Information provided:
** Begin **

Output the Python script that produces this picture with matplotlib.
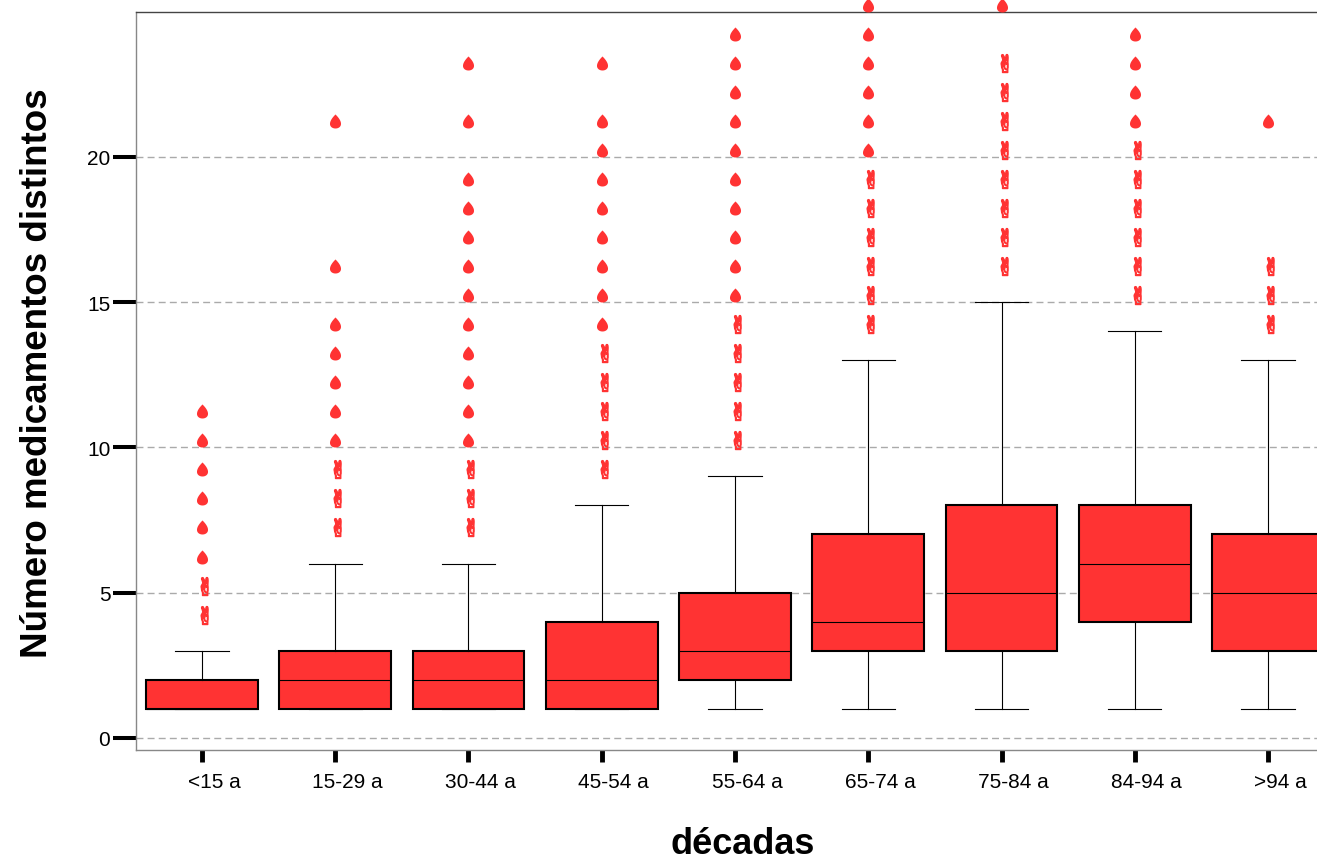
import numpy as np
import matplotlib
matplotlib.use('Agg')
import matplotlib.pyplot as plt
from matplotlib.path import Path
from matplotlib.textpath import TextPath
from matplotlib.font_manager import FontProperties
from matplotlib.transforms import ScaledTranslation

# ---------------- data ----------------
categories = ["<15 a", "15-29 a", "30-44 a", "45-54 a", "55-64 a",
              "65-74 a", "75-84 a", "84-94 a", ">94 a"]
q1 = [1, 1, 1, 1, 2, 3, 3, 4, 3]
median = [1, 2, 2, 2, 3, 4, 5, 6, 5]
q3 = [2, 3, 3, 4, 5, 7, 8, 8, 7]
whisker_low = [1, 1, 1, 1, 1, 1, 1, 1, 1]
whisker_high = [3, 6, 6, 8, 9, 13, 15, 14, 13]
outliers = [[4, 5], [7, 8, 9], [7, 8, 9], [9, 10, 11, 12, 13],
            [10, 11, 12, 13, 14], [14, 15, 16, 17, 18, 19],
            [16, 17, 18, 19, 20, 21, 22, 23], [15, 16, 17, 18, 19, 20],
            [14, 15, 16]]
extremes = [[6, 7, 8, 9, 10, 11], [10, 11, 12, 13, 14, 16, 21],
            [10, 11, 12, 13, 14, 15, 16, 17, 18, 19, 21, 23],
            [14, 15, 16, 17, 18, 19, 20, 21, 23],
            [15, 16, 17, 18, 19, 20, 21, 22, 23, 24],
            [20, 21, 22, 23, 24, 25], [25], [21, 22, 23, 24], [21]]
yticks = [0, 5, 10, 15, 20]
ylabel = "Número medicamentos distintos"
xlabel = "décadas"

RED = '#FF3333'
plt.rcParams['font.family'] = ['Liberation Sans', 'DejaVu Sans']

fig = plt.figure(figsize=(13.17, 8.62), dpi=100)
ax = fig.add_axes([136/1317, 111/862, (1320-136)/1317, 738/862])

stats = []
for i in range(len(categories)):
    stats.append(dict(q1=q1[i], med=median[i], q3=q3[i],
                      whislo=whisker_low[i], whishi=whisker_high[i],
                      fliers=[], label=categories[i]))
pos = np.arange(len(categories))
ax.bxp(stats, positions=pos, widths=0.84, patch_artist=True, showfliers=False,
       capwidths=0.4,
       boxprops=dict(facecolor=RED, edgecolor='black', linewidth=1.5),
       medianprops=dict(color='black', linewidth=0.8),
       whiskerprops=dict(color='black', linewidth=0.8),
       capprops=dict(color='black', linewidth=0.8))

# droplet marker (extremes): bottom at anchor
t = np.linspace(0, 2*np.pi, 80)
dx = np.sin(t) * np.sin(t/2)
dx = dx / np.abs(dx).max() * 5.5
dy = 14 * (1 + np.cos(t)) / 2
dverts = np.column_stack([dx, dy])
dcodes = [Path.MOVETO] + [Path.LINETO]*(len(t)-2) + [Path.CLOSEPOLY]
drop_path = Path(dverts, dcodes)

# victory-hand marker (outliers)
tp = TextPath((0, 0), '\u270c', size=1, prop=FontProperties(family='DejaVu Sans'))
v = tp.vertices.copy()
xmin, ymin = v.min(0)
xmax, ymax = v.max(0)
v[:, 0] = (v[:, 0] - (xmin + xmax)/2) / (xmax - xmin) * 11
v[:, 1] = (v[:, 1] - ymin) / (ymax - ymin) * 18 - 2
hand_path = Path(v, tp.codes)

for i in range(len(categories)):
    if extremes[i]:
        ax.plot([pos[i]]*len(extremes[i]), extremes[i], ls='none',
                marker=drop_path, ms=20.2, color=RED, mec=RED, mew=0,
                clip_on=False, zorder=4)
    if outliers[i]:
        ax.plot([pos[i]]*len(outliers[i]), outliers[i], ls='none',
                marker=hand_path, ms=23, color=RED, mec=RED, mew=1.0,
                clip_on=False, zorder=4)

ax.set_xlim(-0.495, 8.39)
ax.set_ylim(-0.42, 24.99)
ax.set_yticks(yticks)
ax.set_xticks(pos)
ax.set_xticklabels(categories)
ax.yaxis.grid(True, linestyle=(0, (5, 3)), color='#aaaaaa', linewidth=1)
ax.set_axisbelow(True)

for s in ['left', 'bottom']:
    ax.spines[s].set_color('#888888')
    ax.spines[s].set_linewidth(1)
ax.spines['top'].set_color('#444444')
ax.spines['top'].set_linewidth(1)
ax.spines['right'].set_visible(False)

ax.tick_params(axis='y', length=16.5, width=2.9, pad=2, labelsize=15, color='black')
ax.tick_params(axis='x', length=8.6, width=3.5, pad=7, labelsize=15, color='black')
off = ScaledTranslation(12/100, 0, fig.dpi_scale_trans)
for lab in ax.get_xticklabels():
    lab.set_transform(lab.get_transform() + off)

fig.text(38/1317, (862-373.5)/862, ylabel, rotation=90, ha='center', va='center',
         fontsize=26.5, fontweight='bold')
fig.text(743/1317, 8/862, xlabel, ha='center', va='baseline',
         fontsize=26, fontweight='bold')

fig.savefig('out.png', dpi=100)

** End **

Determine how many lines of the listing above hold the word "matplotlib". Report that number without anything else.

Result below:
8